La Cour administrative d'appel de Paris a suivi le raisonnement de la société et annulé le jugement.
- Elle a d'abord constaté qu'à la date de la demande (décembre 2017), il n'existait...
...aucun dispositif légal prévoyant une procédure déclarative particulière
pour les sociétés non-résidentes déficitaires afin d'obtenir cette restitution.
- Puis elle a souligné que l'établissement payeur n'est pas un tiers étranger à l'impôt. Il est...
...conformément à la procédure prévue par l'administration fiscale, chargé de prélever la retenue à la source mais aussi de procéder au remboursement d'un éventuel trop perçu.
- La Cour en a tiré la conséquence logique : en l'absence de procédure dédiée, et compte tenu du rôle pivot de l'établissement payeur dans le mécanisme de la RAS, la demande de restitution adressée à ce dernier...

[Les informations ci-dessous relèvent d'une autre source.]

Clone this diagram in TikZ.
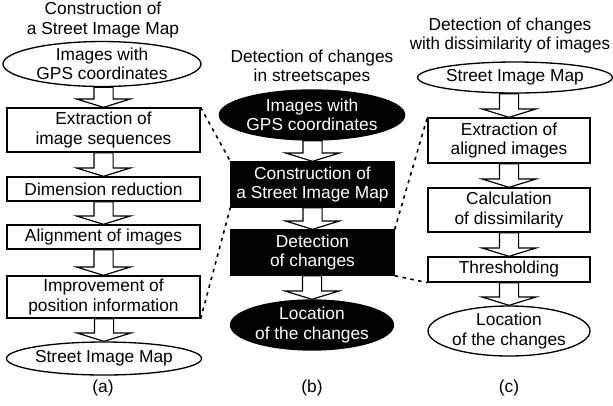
\documentclass[tikz,border=0pt]{standalone}
\usepackage{fontspec}
\usepackage{graphicx}
\setmainfont{Liberation Sans}
\usetikzlibrary{shapes.geometric,calc}

\tikzset{
  lbl/.style={align=center, inner sep=0pt, font=\fontsize{13}{14.3}\selectfont},
  wbox/.style={lbl, draw, line width=1pt, fill=white, rectangle, minimum width=#1*0.75pt},
  bbox/.style={lbl, draw, line width=1pt, fill=black, text=white, rectangle, minimum width=#1*0.75pt},
  wellip/.style={lbl, draw, line width=1pt, fill=white, ellipse},
  bellip/.style={lbl, draw, line width=1pt, fill=black, text=white, ellipse},
  blockarrow/.style={draw, line width=0.9pt, fill=white, line join=miter},
  link/.style={line width=1.2pt, dash pattern=on 2.6pt off 3.4pt},
}

% hollow down-pointing block arrow from the bottom of #1 to the top of #2
\newcommand{\downarrowbox}[2]{%
  \path[blockarrow] let \p1=(#2.north), \p2=(#1.south) in
    (\x1-7.2pt,\y2) -- (\x1+7.2pt,\y2) -- (\x1+7.2pt,\y1+6.2pt) -- (\x1+20pt,\y1+6.2pt)
    -- (\x1,\y1) -- (\x1-20pt,\y1+6.2pt) -- (\x1-7.2pt,\y1+6.2pt) -- cycle;}

\begin{document}
\begin{tikzpicture}[x=0.75pt,y=-0.75pt]
\useasboundingbox (0,0) rectangle (613,405);

% ---- (a) construction of a street image map
\node[lbl] (ta) at (103,20) {Construction of\\a Street Image Map};
\node[wellip, minimum width=198*0.75pt, minimum height=43*0.75pt] (a0) at (102,64) {Images with\\GPS coordinates};
\node[wbox=193, minimum height=44*0.75pt] (a1) at (103.5,130) {Extraction of\\image sequences};
\node[wbox=193, minimum height=24*0.75pt] (a2) at (103.5,189) {Dimension reduction};
\node[wbox=193, minimum height=24*0.75pt] (a3) at (103.5,237) {Alignment of images};
\node[wbox=193, minimum height=42*0.75pt] (a4) at (103.5,297) {Improvement of\\position information};
\node[wellip, minimum width=195*0.75pt, minimum height=33*0.75pt] (a5) at (104,358.5) {Street Image Map};
\node[lbl] (capa) at (103,388) {(a)};

% ---- (b) detection of changes in streetscapes
\node[lbl] (tb) at (312,67.5) {Detection of changes\\in streetscapes};
\node[bellip, minimum width=162*0.75pt, minimum height=50*0.75pt] (b0) at (312,115) {Images with\\GPS coordinates};
\node[bbox=163, minimum height=45*0.75pt] (b1) at (312.5,184.5) {Construction of\\a Street Image Map};
\node[bbox=163, minimum height=45*0.75pt] (b2) at (312.5,252.5) {Detection\\of changes};
\node[bellip, minimum width=163*0.75pt, minimum height=50*0.75pt] (b3) at (312,325) {Location\\of the changes};
\node[lbl] (capb) at (312,388) {(b)};

% ---- (c) detection of changes with dissimilarity of images
\node[lbl] (tc) at (510,35.5) {Detection of changes\\\resizebox{150pt}{\height}{with dissimilarity of images}};
\node[wellip, minimum width=176*0.75pt, minimum height=31*0.75pt] (c0) at (515,77.5) {Street Image Map};
\node[wbox=162, minimum height=45*0.75pt] (c1) at (509,140.5) {Extraction of\\aligned images};
\node[wbox=162, minimum height=44*0.75pt] (c2) at (509,210) {Calculation\\of dissimilarity};
\node[wbox=162, minimum height=25*0.75pt] (c3) at (509,269.5) {Thresholding};
\node[wellip, minimum width=162*0.75pt, minimum height=50*0.75pt] (c4) at (509,331) {Location\\of the changes};
\node[lbl] (capc) at (509,388) {(c)};

% ---- flow arrows
\downarrowbox{a0}{a1}
\downarrowbox{a1}{a2}
\downarrowbox{a2}{a3}
\downarrowbox{a3}{a4}
\downarrowbox{a4}{a5}
\downarrowbox{b0}{b1}
\downarrowbox{b1}{b2}
\downarrowbox{b2}{b3}
\downarrowbox{c0}{c1}
\downarrowbox{c1}{c2}
\downarrowbox{c2}{c3}
\downarrowbox{c3}{c4}

% ---- dashed expansion links
\draw[link] (a1.north east) -- (b1.north west);
\draw[link] (a4.south east) -- (b1.south west);
\draw[link] (b2.north east) -- (c1.north west);
\draw[link] (b2.south east) -- (c3.south west);
\end{tikzpicture}
\end{document}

...devait être regardée comme constituant une réclamation au sens des dispositions précitées de l'article L. 190 du livre des procédures fiscales
Partant, la demande du 17 décembre 2017, bien que formée "à titre conservatoire", était une réclamation valable et formulée dans les délais pour les années 2015 et 2016. L'administration n'était donc pas fondée à opposer la tardiveté.
En matière de restitution de retenue à la source une demande adressée à l'établissement payeur, et non à l'administration, constitue une réclamation valable interrompant le délai de prescription.